# Nobody notice that ? Zalman CNPS 9900 NT Nvidia edition



## Animalpak (Jun 6, 2009)

At computex 09 gallery from Guru3D i notice that cooler here









Strange that no one has yet presented a clear example is finished in this pic...

Like the old Zalman CNPS 9700 NT.


----------



## Animalpak (Jun 6, 2009)

I did not find other pics but at least we have confirmation that exist and will be produced ( i hope ) soon, which I have the old model the fan starts to make noise due to years of use, I hope to change with it. 

I mounted a Zalman CNPS 9900 LED In my friend pc and is extremely quiet


----------



## Animalpak (Jun 6, 2009)

One of the most best sellers CPU cooler ever. He looks always amazing is hard to remove it from my rig.


----------



## reverze (Jun 6, 2009)

NVIDIA edition? I don't want that on my PII 

Need some better pics!


----------



## douglatins (Jun 10, 2009)

Hello dude with same avatar


----------



## CrAsHnBuRnXp (Jun 10, 2009)

Gotta admit though, its a bad ass avatar. 

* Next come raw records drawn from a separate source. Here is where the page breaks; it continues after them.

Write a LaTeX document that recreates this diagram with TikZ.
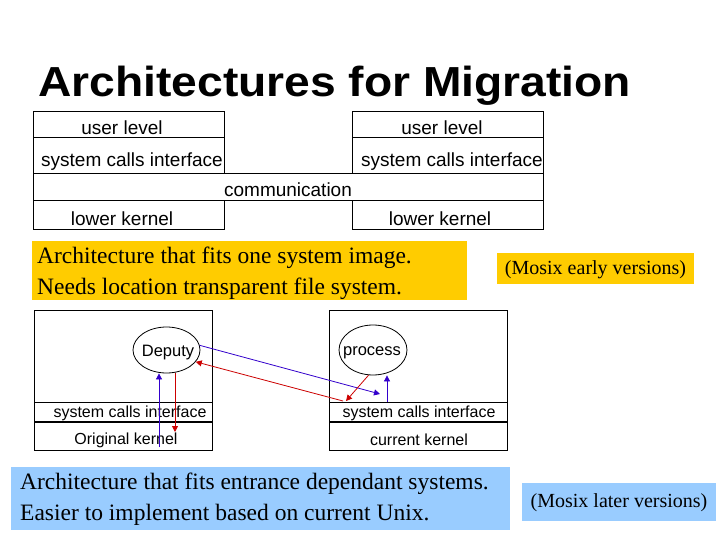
\documentclass[tikz,border=0pt]{standalone}
\usepackage{fontspec}
\setmainfont{Liberation Serif}
\setsansfont{Liberation Sans}
\usetikzlibrary{shapes.geometric,arrows.meta}
\definecolor{ylw}{RGB}{255,204,0}
\definecolor{lblue}{RGB}{153,204,255}
\definecolor{arrblue}{RGB}{51,0,204}
\definecolor{arrred}{RGB}{204,0,0}
\tikzset{
  cell/.style={draw,line width=1pt,inner sep=0pt,outer sep=0pt},
  toplbl/.style={font=\sffamily\fontsize{19}{21}\selectfont,inner sep=0pt},
  botlbl/.style={font=\sffamily\fontsize{16}{18}\selectfont,inner sep=0pt},
  oval/.style={draw,ellipse,line width=0.8pt,inner sep=0pt},
  ovallbl/.style={font=\sffamily\fontsize{16.5}{18}\selectfont,inner sep=0pt},
  note/.style={font=\fontsize{23.5}{31}\selectfont,align=left,inner sep=0pt,anchor=north west},
  mosix/.style={font=\fontsize{20}{22}\selectfont,inner sep=0pt},
  bluearr/.style={draw=arrblue,line width=0.8pt,-{Triangle[length=6pt,width=6pt]},arrblue},
  redarr/.style={draw=arrred,line width=0.8pt,-{Triangle[length=6pt,width=6pt]},arrred},
}
\begin{document}
\begin{tikzpicture}[x=1pt,y=-1pt]
\useasboundingbox (0,0) rectangle (720,540);
\fill[white] (0,0) rectangle (720,540);

% title
\node[font=\sffamily\bfseries\fontsize{42}{46}\selectfont,xscale=1.1,inner sep=0pt,anchor=base west] (title) at (38,97) {Architectures for Migration};

% top diagram
\node[cell,minimum width=191pt,minimum height=26pt] (luser) at (128.5,125) {};
\node[cell,minimum width=191pt,minimum height=36pt] (lsci) at (128.5,156) {};
\node[cell,minimum width=510pt,minimum height=27pt] (comm) at (288,187.5) {};
\node[cell,minimum width=191pt,minimum height=29pt] (lker) at (128.5,215.5) {};
\node[cell,minimum width=191pt,minimum height=26pt] (ruser) at (447.5,125) {};
\node[cell,minimum width=191pt,minimum height=36pt] (rsci) at (447.5,156) {};
\node[cell,minimum width=191pt,minimum height=29pt] (rker) at (447.5,215.5) {};

\node[toplbl] (tl1) at (122,128) {user level};
\node[toplbl] (tl2) at (132,162) {system calls interface};
\node[toplbl] (tl3) at (288,190) {communication};
\node[toplbl] (tl4) at (122,219) {lower kernel};
\node[toplbl] (tr1) at (442,128) {user level};
\node[toplbl] (tr2) at (452,162) {system calls interface};
\node[toplbl] (tr4) at (440,219) {lower kernel};

% yellow notes
\fill[ylw] (32,241) rectangle (467,300);
\node[note] (ynote) at (37,247) {Architecture that fits one system image.\\Needs location transparent file system.};
\fill[ylw] (497,253) rectangle (694,284);
\node[mosix] (early) at (595.5,270) {(Mosix early versions)};

% bottom diagram
\node[cell,minimum width=178pt,minimum height=92pt] (bl) at (123,356) {};
\node[cell,minimum width=178pt,minimum height=20pt] (blsci) at (123,412) {};
\node[cell,minimum width=178pt,minimum height=28pt] (blker) at (123,436) {};
\draw[line width=2pt] (blsci.south west) -- (blsci.south east);
\node[cell,minimum width=178pt,minimum height=92pt] (br) at (418,356) {};
\node[cell,minimum width=178pt,minimum height=20pt] (brsci) at (418,412) {};
\node[cell,minimum width=178pt,minimum height=28pt] (brker) at (418,436) {};
\draw[line width=2pt] (brsci.south west) -- (brsci.south east);

\node[botlbl] (b1) at (130,413) {system calls interface};
\node[botlbl] (b2) at (126,440) {Original kernel};
\node[botlbl] (b3) at (419,413) {system calls interface};
\node[botlbl] (b4) at (419,440) {current kernel};

\node[oval,minimum width=67pt,minimum height=46pt] (dep) at (166.5,350) {};
\node[ovallbl] (deplbl) at (168,353) {Deputy};
\node[oval,minimum width=68pt,minimum height=50pt] (proc) at (373,350) {};
\node[ovallbl] (proclbl) at (372,353) {process};

\coordinate (c1) at (380,394);
\coordinate (c2) at (343,401);
\coordinate (c3) at (346,401);
\coordinate (c4) at (387,402);
\coordinate (c5) at (159,447);
\coordinate (c6) at (175,432);

\draw[bluearr] (dep.8) -- (c1);
\draw[redarr] (c2) -- (dep.-22);
\draw[redarr] (proc.-100) -- (c3);
\draw[bluearr] (c4) -- (c4 |- proc.south);
\draw[bluearr] (c5) -- (c5 |- dep.south);
\draw[redarr] (c6 |- dep.south) -- (c6);

% blue notes
\fill[lblue] (11,467) rectangle (510,530);
\node[note] (bnote) at (20,473) {Architecture that fits entrance dependant systems.\\Easier to implement based on current Unix.};
\fill[lblue] (522,483) rectangle (716,521);
\node[mosix] (later) at (619,503) {(Mosix later versions)};
\end{tikzpicture}
\end{document}
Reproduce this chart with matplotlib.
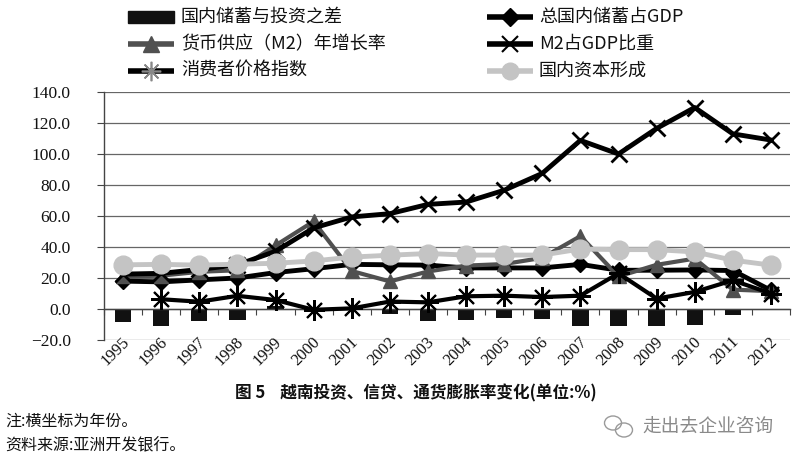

I just want the case. Though I do love my antec 1200


----------



## douglatins (Jun 10, 2009)

CrAsHnBuRnXp said:


> Gotta admit though, its a bad ass avatar.
> 
> I just want the case. Though I do love my antec 1200



That case is not comparable to a antec 1200, its a lot smaller and fuglier, i have a antec 1200, love it, but also want a HAF lol

The avatar is from Disturbed album, quite good album


----------



## TheCrow (Jun 12, 2009)

Animalpak said:


> One of the most best sellers CPU cooler ever. He looks always amazing is hard to remove it from my rig.
> 
> 
> 
> http://forums.techpowerup.com/attachment.php?attachmentid=26393&d=1244259250



I have this exact cooler in my setup. I ordered the normal one but got the nvidia edition.
Although its bloody noisy after a couple of years use it still does the job well.


----------



## ShadowFold (Jun 12, 2009)

The Zalman 9900 has terrible price per performance. I can't imagine how much the nvidia one will cost.


----------



## reverze (Jun 12, 2009)

CNPS9700 rocks.


----------